Miles has even turned back the years by looking exactly as he did during the band’s heyday back in those halcyon days of late 80s, early 90s post-Baggie acerbic neo-indie, with his curly, shoulder length mane flapping around his face. Gone is the slicked-back Richard Hawley-meets-Vic Reeves look from a few years back when he toured alone. It’s as if the thinking was that if he was going to resurrect these songs, the look had to match them.
Erica Nockalls’ look, however, seems to suggest ‘Future Pixie’. As she masterfully cavorts with her violin, dressed in a pink, frilly dress with a stylish peroxide barnet, she’s like the punk-folk Rihanna; the Ceilidh Pink. Her contribution to the set is essential. It just wouldn’t work without her glissades on her instrument, even if she does take a break during what she terms as “boy’s music” during those rousing guitarscapes of the afore-mentioned party starters.
Talking of ceilidhs, Golden Green is a Gaelic-licked jamboree of (Black) Country music fun which unites the audience in a singalong hoe-down akin to the climax of an Irish wedding.
Elsewhere, stemming from Miles’s memories of a Solihull disco way back when, we get a rendition of Duran Duran’s Planet Earth in the encore. Unsurprisingly, the inherent electronic aspect of the song has been ripped out and replaced with a charged, sweaty energy conjured by pulsating guitars and Erica’s fervent string histrionics.

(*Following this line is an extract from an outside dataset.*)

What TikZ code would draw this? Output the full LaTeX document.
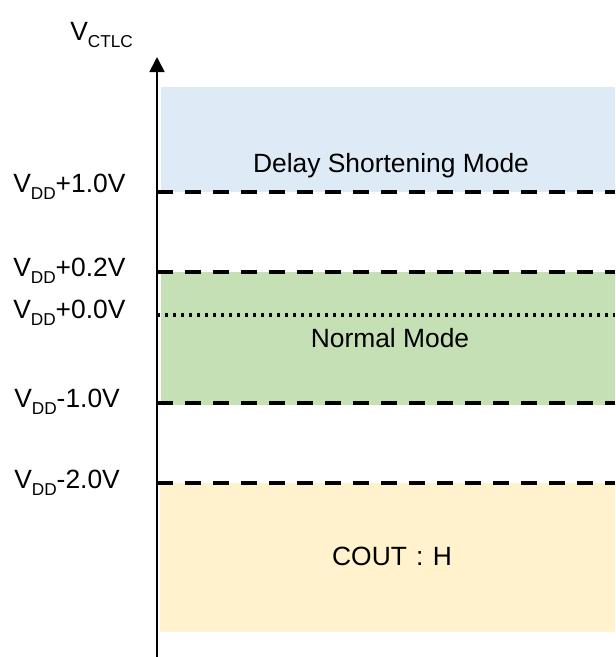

If you’ve been reading this wondering whether or not they played Dizzy, the answer is no, they didn’t, as Miles explains that even had they wanted to revisit a song which you sense they now regret dallying with, they “couldn’t afford him (Vic Reeves)”, so that particular playful, cloying cartoon moment of their history is left to gather dust in their archive.
If you assumed The Wonder Stuff had become a band that time forgot, and who simply plodded along for the hell of it, you are grossly mistaken. They’re every bit as good as the band they always were, even perhaps more honed and skilled at their game as we approach 2013 – 27 years since their formation. There may be a few more miles on their collective clocks, but this was still wonderful stuff.